JAKARTA. Aliran dana asing yang masuk ke pasar obligasi dan saham belum mampu mendorong rupiah untuk menguat secara signifikan terhadap dollar AS. Euforia pemberian quantitative easing tahap ketiga (QE3) dari The Federal Reserve (The Fed) belum cukup memberi tenaga bagi valuta Garuda.

Dollar AS masih terlalu kuat, karena investor kembali mengkhawatirkan perekonomian Yunani. Negara itu kemungkinan belum sanggup memenuhi segala persyaratan bailout. Pasar finansial masih menunggu kelanjutan episode masalah krisis utang di Eropa ini.

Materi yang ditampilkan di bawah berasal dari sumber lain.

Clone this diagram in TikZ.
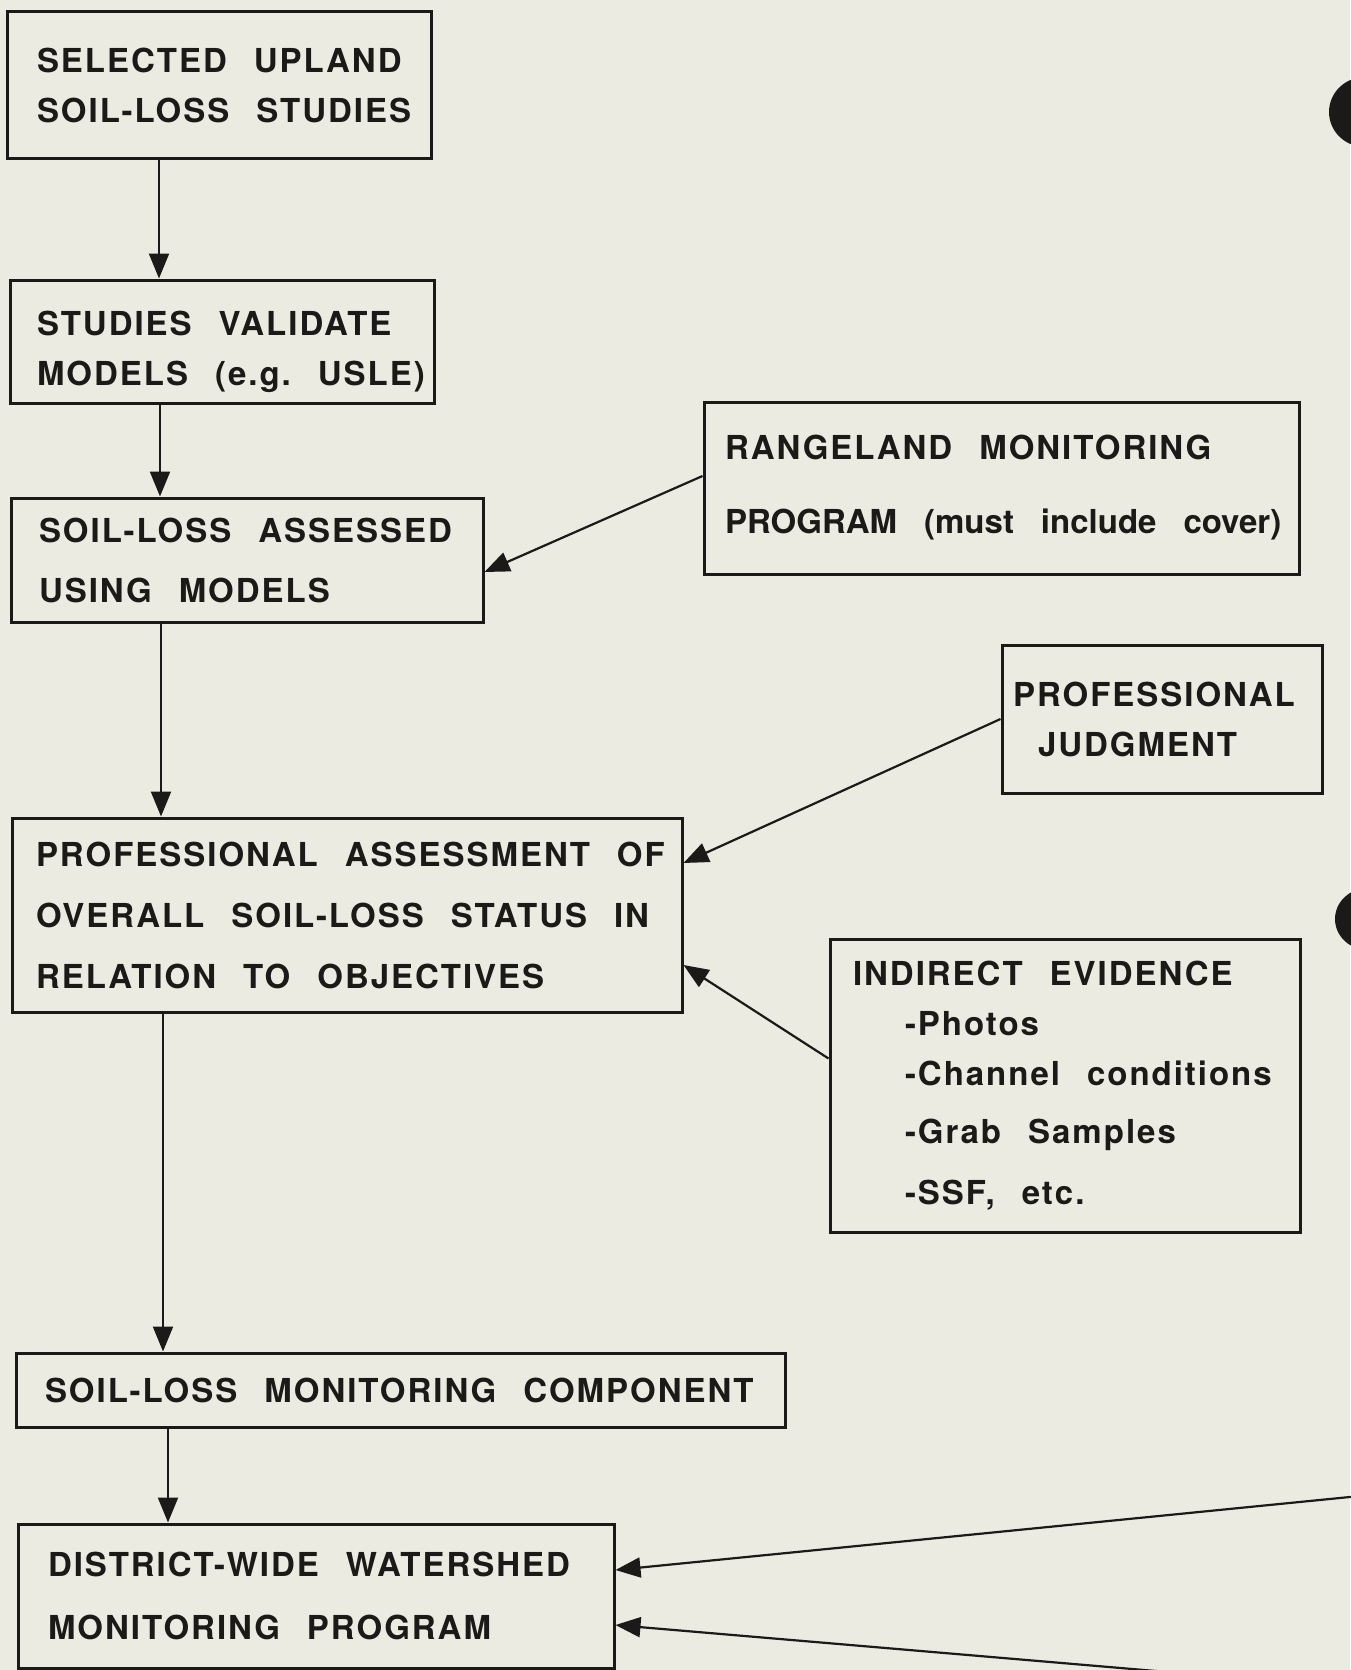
\documentclass[tikz,border=0pt]{standalone}
\usepackage{fontspec}
\setmainfont{TeX Gyre Heros}[LetterSpace=6]
\newfontfamily\tightfont{TeX Gyre Heros}
\usetikzlibrary{arrows.meta, calc}
\definecolor{paper}{RGB}{236, 235, 225}
\definecolor{ink}{RGB}{28, 26, 24}
\newcommand{\boxfont}{\fontsize{33}{50}\selectfont\bfseries\exhyphenpenalty=10000\hyphenpenalty=10000}
\newcommand{\wsp}{\nobreak\hspace{27pt}\nobreak}

\tikzset{
    box/.style={draw=ink, line width=3pt, text=ink, font=\boxfont, align=left, inner ysep=0pt},
    arr/.style={draw=ink, line width=2.2pt, -{Triangle[length=25pt, width=20pt]}}
}

\begin{document}
\begin{tikzpicture}[x=1pt, y=-1pt]
    \path[use as bounding box, fill=paper] (0, 0) rectangle (1350, 1670);

    % main column
    \node[box, minimum width=424pt, minimum height=146pt, inner xsep=30pt, text width=364pt] (sel) at (219, 85)
        {SELECTED\wsp UPLAND\\SOIL-LOSS\wsp STUDIES};
    \node[box, minimum width=424pt, minimum height=123pt, inner xsep=27pt, text width=370pt, text depth=37pt] (val) at (222, 341.5)
        {STUDIES\wsp VALIDATE\\MODELS\wsp (e.g.\wsp USLE)};
    \node[box, minimum width=472pt, minimum height=124pt, inner xsep=28pt, text width=416pt] (models) at (247, 560)
        {SOIL-LOSS\wsp ASSESSED\\[10pt]USING\wsp MODELS};
    \node[box, minimum width=670pt, minimum height=194pt, inner xsep=24pt, text width=622pt] (prof) at (347, 915)
        {PROFESSIONAL\wsp ASSESSMENT\wsp OF\\[11pt]OVERALL\wsp SOIL-LOSS\wsp STATUS\wsp IN\\[11pt]RELATION\wsp TO\wsp OBJECTIVES};
    \node[box, minimum width=769pt, minimum height=74pt, inner xsep=29pt, text width=711pt] (comp) at (400.5, 1390)
        {SOIL-LOSS\wsp MONITORING\wsp COMPONENT};
    \node[box, minimum width=596pt, minimum height=144pt, inner xsep=30pt, text width=536pt] (dist) at (316, 1596)
        {DISTRICT-WIDE\wsp WATERSHED\\[13pt]MONITORING\wsp PROGRAM};

    % inputs on the right
    \node[box, minimum width=595pt, minimum height=172pt, inner xsep=21pt, text width=553pt] (range) at (1001.5, 488)
        {RANGELAND\wsp MONITORING\\[24pt]{\tightfont\bfseries PROGRAM\wsp (must\wsp include\wsp cover)}};
    \node[box, minimum width=320pt, minimum height=148pt, inner xsep=11pt, text width=298pt] (judg) at (1162, 719)
        {PROFESSIONAL\\\hspace*{25pt}JUDGMENT};
    \node[box, minimum width=470pt, minimum height=293pt, inner xsep=23pt, text width=424pt] (indir) at (1065, 1085.5)
        {INDIRECT\wsp EVIDENCE\\\hspace*{52pt}-Photos\\\hspace*{52pt}-Channel\wsp conditions\\[8pt]\hspace*{52pt}-Grab\wsp Samples\\[11pt]\hspace*{52pt}-SSF,\wsp etc.};

    % arrows down the column
    \draw[arr] (sel.south -| 159,0) -- (val.north -| 159,0);
    \draw[arr] (val.south -| 160,0) -- (models.north -| 160,0);
    \draw[arr] (models.south -| 161,0) -- (prof.north -| 161,0);
    \draw[arr] (prof.south -| 163,0) -- (comp.north -| 163,0);
    \draw[arr] (comp.south -| 168,0) -- (dist.north -| 168,0);

    % arrows from the side
    \draw[arr] ($(range.west)+(0,-12)$) -- ($(models.east)+(0,12)$);
    \draw[arr] (judg.west) -- ($(prof.east)+(0,-52)$);
    \draw[arr] ($(indir.west)+(0,-27)$) -- ($(prof.east)+(0,50)$);

    % arrows coming in from off the page
    \coordinate (inA) at (1400, 1492);
    \coordinate (inB) at (1250, 1679);
    \draw[arr] (inA) -- ($(dist.east)+(0,-26)$);
    \draw[arr] (inB) -- ($(dist.east)+(0,29)$);

    % binder holes
    \fill[ink] (1365, 112) ellipse [x radius=36, y radius=35];
    \fill[ink] (1368, 919) ellipse [x radius=33, y radius=31];
\end{tikzpicture}
\end{document}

Di saat yang sama, kebutuhan dollar AS di dalam negeri juga masih tinggi. Di saat pasokan Bahan Bakar Minyak (BBM) mulai menipis, tentu Pertamina harus menambah stok dengan melakukan impor. Itu akan menekan rupiah.


Bisa dibilang, selama pertumbuhan ekonomi domestik masih tinggi, kebutuhan impor akan terus naik. Itu membuat suplai dollar AS di pasar berkurang, hingga melemahkan nilai tukar rupiah.

Indikator risiko berinvestasi di Indonesia atau Credit Default Swap (CDS) juga terlihat mulai meningkat, meski sebelumnya sempat melandai. CDS Indonesia mengikuti kenaikan CDS di Spanyol dan Italia. Sentimen global sejauh ini masih up and down.

Di sisi lain, pelemahan rupiah saat ini cukup lumayan membantu tekanan impor. Saya menduga, pemerintah dan Bank Indonesia (BI) memang sengaja menahan laju rupiah di level saat ini. Karena sebenarnya, BI dengan mudah bisa menambah suplai dollar AS seiring dengan meningkatnya impor. Namun, hal itu belum dilakukan karena BI masih wait and see untuk memberikan intervensi.

Secara garis besar, saya yakin capital inflow masih akan besar. Namun belum bisa mendorong penguatan rupiah secara signifikan. Masih banyak bom waktu yang akan menjadi masalah, termasuk belum jelasnya mekanisme QE3.